Code: we plan to release the experimental code for public access after the paper gets accepted.

Reviewer #2:
Novelty: we agree with the reviewer that our modeling approach is built upon the several recent works on connecting autoencoders and EBMs with score matching. But it was not clear in the existing literature until this work 1) whether it is possible to successfully train deep structured (CNN, RNN) EBMs with score matching; 2) whether using density models formulated by deep EBMs is an effective approach for performing anomaly detection. Our work confirms both questions and fills the gap between the recent understanding and developments of EBMs (and deep learning in general) and the anomaly detection community.

Reviewer #3:
Figure 1: the thick green curve at the bottom is the energy curve, so points with energy above the threshold (those with low probability) are outliers, which x_2 is. The thin blue curve at the top is the reconstruction error, which is also low at x_2 (because it happens to sit at a local maxima of the energy curve). x_2 is then considered as an inlier by the reconstruction error, and thus a false positive.

Comparison to the state-of-the-art: we have tried our best to include state-of-the-art baselines in all the three settings.

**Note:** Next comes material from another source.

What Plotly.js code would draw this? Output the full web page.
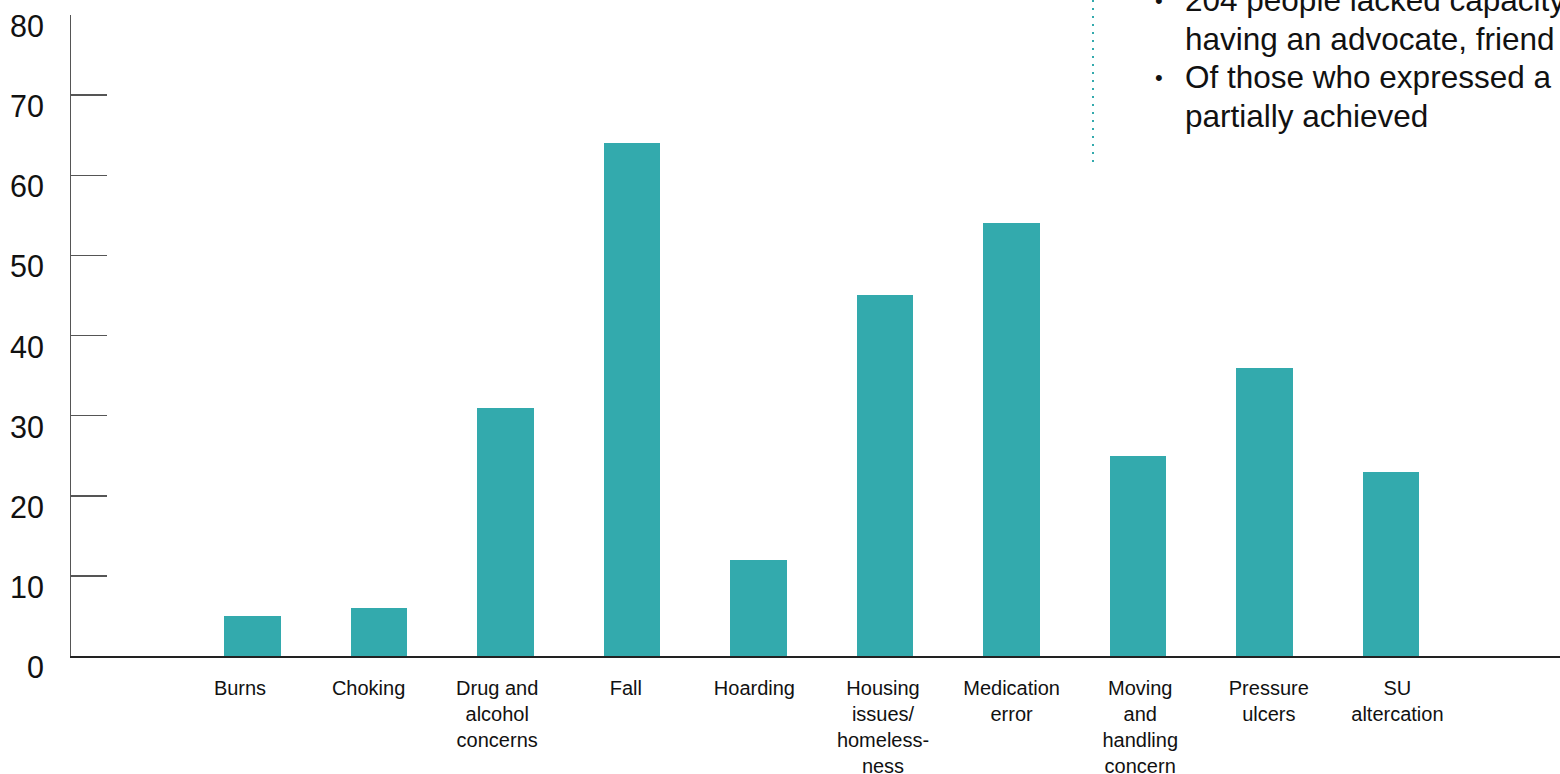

For the detailed comments:
1.	We agree with the reviewer’s point about the local nature of score matching, which could be problematic especially when considering the existence of adversarial examples. We believe that adversarial examples are essentially very difficult to deal with unless the model/algorithm is explicitly designed so, which score matching is not (neither are other off-the-shelf methods). It would be very interesting to explore possibilities to extend the standard score matching procedure to go beyond local and perform correct credit assignment to data points far from training data, but this idea probably deserves another paper itself, and we’ll leave this as future work.
2.	We did not experience the vanishing gradient problem, possibly due to the fact that we did not use very deep models (a 2-layer encoder and 4 layers in total). We hypothesize that for very deep models this may be overcome by using batch normalization.
3.	All the parameters are selected on a hold out validation set for each benchmark, and we did not give detailed settings due to the content limit, but we will make them public by releasing the experimental code.
4.	The  autoencoder scoring paper does to some extent provide a more general view of interpreting autoencoders as EBMs, and could be applied to discrete data such as binary inputs. However, the main issue is that autoencoder scoring requires integrating the vector field (reconstruction error), which could only be done in closed form for one-layer autoencoders whose activation function has known antiderivative. As for dealing with discrete data with deep EBMs, one naive way would be normalizing the inputs and treating them as continuous ones (eg., using TF-IDF instead of raw BOW). We will cite this paper and add related discussions in the final version.